The Economist has some good advice for policy makers world wide, but especially those in the US.
Raising rates while wages are flat and inflation is well below the central bankers’ target risks pushing economies back to the brink of deflation and precipitating the very recession they seek to avoid. When central banks have raised rates too early—as the European Central Bank did in 2011—they have done such harm that they have felt compelled to reverse course. Better to wait until wage growth is entrenched and inflation is at least back to its target level. Inflation that is a little too high is a lot less dangerous for an economy than premature rate rises are.
Indeed, the very last thing that the world needs today is to drop into another widespread recession too fast – especially from ideological idiots. Looking worldwide, what recession recovery has happened looks way too fragile to disturb much. To reduce the levels of debt that much of the developed world has incurred over the last 7 years will take a number of years of taxing solid wage growth to refill the government coffers so that they can be ready for the next recession.
Crazed conservative ideologues like Bill English wanting to give tax cuts to the rich will have to wait until they have at least got the finances ready to face the next recession.
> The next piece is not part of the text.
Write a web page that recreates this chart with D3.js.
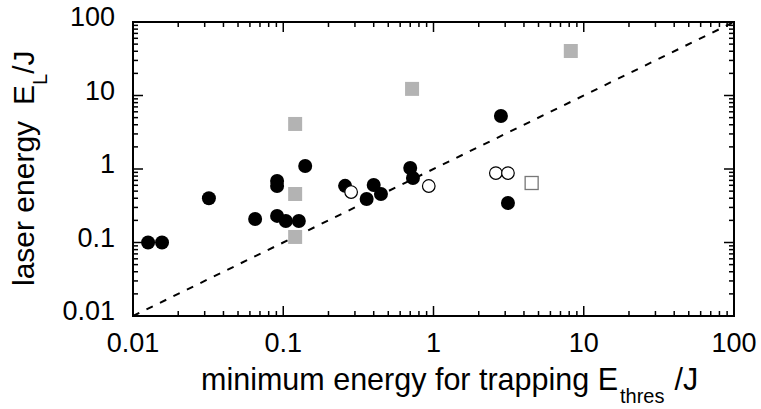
<!DOCTYPE html>
<html lang="en">
<head>
<meta charset="utf-8">
<title>Laser energy vs. trapping threshold</title>
<style>
  html, body { margin: 0; padding: 0; background: #fff; }
  svg text { font-family: 'Liberation Sans', Arial, Helvetica, sans-serif; fill: #000; }
  .frame { fill: none; stroke: #000; stroke-width: 2; }
  .tick { stroke: #000; stroke-width: 1.5; }
</style>
</head>
<body>
<svg width="761" height="409"></svg>
<script src="https://cdn.jsdelivr.net/npm/d3@7"></script>
<script>
// data
var filledX = [0.0126, 0.0156, 0.032, 0.065, 0.091, 0.091, 0.091, 0.104, 0.127, 0.14,
               0.258, 0.359, 0.40, 0.447, 0.70, 0.73, 2.81, 3.13];
var filledY = [0.1, 0.1, 0.40, 0.209, 0.687, 0.587, 0.23, 0.196, 0.196, 1.1,
               0.59, 0.39, 0.605, 0.457, 1.03, 0.755, 5.26, 0.344];
var openX = [0.283, 0.93, 2.6, 3.13];
var openY = [0.486, 0.587, 0.88, 0.88];
var graySqX = [0.12, 0.12, 0.12, 0.72, 8.2];
var graySqY = [4.1, 0.457, 0.119, 12.3, 40.3];
var openSqX = [4.5];
var openSqY = [0.645];
var majorTicks = [0.01, 0.1, 1, 10, 100];
var tickLabels = ["0.01", "0.1", "1", "10", "100"];

var svg = d3.select("svg"),
    margin = {top: 22, right: 27, bottom: 93, left: 133},
    width = +svg.attr("width") - margin.left - margin.right,
    height = +svg.attr("height") - margin.top - margin.bottom;

var x = d3.scaleLog().domain([0.01, 100]).range([0, width]),
    y = d3.scaleLog().domain([0.01, 100]).range([height, 0]);

var g = svg.append("g")
    .attr("transform", "translate(" + margin.left + "," + margin.top + ")");

// minor ticks 2..9 in each decade
var minorTicks = [];
majorTicks.slice(0, -1).forEach(function(m) {
  for (var k = 2; k <= 9; k++) minorTicks.push(m * k);
});

var allTicks = majorTicks.map(function(v) { return {v: v, len: 10}; })
    .concat(minorTicks.map(function(v) { return {v: v, len: 5}; }));

// inward ticks on all four sides
g.selectAll(".tb").data(allTicks).enter().append("line")
    .attr("class", "tick")
    .attr("x1", function(d) { return x(d.v); }).attr("x2", function(d) { return x(d.v); })
    .attr("y1", height).attr("y2", function(d) { return height - d.len; });
g.selectAll(".tt").data(allTicks).enter().append("line")
    .attr("class", "tick")
    .attr("x1", function(d) { return x(d.v); }).attr("x2", function(d) { return x(d.v); })
    .attr("y1", 0).attr("y2", function(d) { return d.len; });
g.selectAll(".tl").data(allTicks).enter().append("line")
    .attr("class", "tick")
    .attr("y1", function(d) { return y(d.v); }).attr("y2", function(d) { return y(d.v); })
    .attr("x1", 0).attr("x2", function(d) { return d.len; });
g.selectAll(".tr").data(allTicks).enter().append("line")
    .attr("class", "tick")
    .attr("y1", function(d) { return y(d.v); }).attr("y2", function(d) { return y(d.v); })
    .attr("x1", width).attr("x2", function(d) { return width - d.len; });

g.append("rect").attr("class", "frame")
    .attr("x", 0).attr("y", 0).attr("width", width).attr("height", height);

// tick labels
g.selectAll(".xl").data(majorTicks).enter().append("text")
    .attr("x", function(d) { return x(d); })
    .attr("y", height + 36)
    .attr("text-anchor", "middle")
    .style("font-size", "27px")
    .text(function(d, i) { return tickLabels[i]; });
g.selectAll(".yl").data(majorTicks).enter().append("text")
    .attr("x", -18)
    .attr("y", function(d) { return y(d) + 4; })
    .attr("text-anchor", "end")
    .style("font-size", "27px")
    .text(function(d, i) { return tickLabels[i]; });

// y = x reference line
g.append("line")
    .attr("x1", x(0.01)).attr("y1", y(0.01))
    .attr("x2", x(100)).attr("y2", y(100))
    .attr("stroke", "#000").attr("stroke-width", 2)
    .attr("stroke-dasharray", "7,8");

// gray squares
g.selectAll(".gsq").data(graySqX).enter().append("rect")
    .attr("x", function(d) { return x(d) - 7; })
    .attr("y", function(d, i) { return y(graySqY[i]) - 7; })
    .attr("width", 14).attr("height", 14)
    .attr("fill", "#b3b3b3");

// open square
g.selectAll(".osq").data(openSqX).enter().append("rect")
    .attr("x", function(d) { return x(d) - 6.5; })
    .attr("y", function(d, i) { return y(openSqY[i]) - 6.5; })
    .attr("width", 13).attr("height", 13)
    .attr("fill", "#fff").attr("stroke", "#777").attr("stroke-width", 1.3);

// filled circles
g.selectAll(".fc").data(filledX).enter().append("circle")
    .attr("cx", function(d) { return x(d); })
    .attr("cy", function(d, i) { return y(filledY[i]); })
    .attr("r", 7)
    .attr("fill", "#000");

// open circles
g.selectAll(".oc").data(openX).enter().append("circle")
    .attr("cx", function(d) { return x(d); })
    .attr("cy", function(d, i) { return y(openY[i]); })
    .attr("r", 6.3)
    .attr("fill", "#fff").attr("stroke", "#000").attr("stroke-width", 1.2);

// axis titles
var xt = svg.append("text")
    .attr("x", 201).attr("y", 390)
    .style("font-size", "30.5px");
xt.append("tspan").text("minimum energy for trapping E");
xt.append("tspan").attr("dx", 2).attr("dy", 13).style("font-size", "20px").text("thres");
xt.append("tspan").attr("dx", 10).attr("dy", -13).text("/J");

var yt = svg.append("text")
    .attr("transform", "translate(34,286) rotate(-90)")
    .style("font-size", "30px");
yt.append("tspan").text("laser energy");
yt.append("tspan").attr("dx", 16).text("E");
yt.append("tspan").attr("dy", 13).style("font-size", "20px").text("L");
yt.append("tspan").attr("dy", -13).text("/J");
</script>
</body>
</html>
After all the watch cry of tax bracket creep beloved by the crazies of Act hardly shows up with ordinary wages like those above. Most people would prefer to have real wage rise above what they were earning nearly a decade ago.
Perhaps MP’s should just constrain their own wages to a similar rate of increase (it has been highly noticeable that they have been acting like pigs in a trough in the last seven years). It’d probably help with their sense of proportion.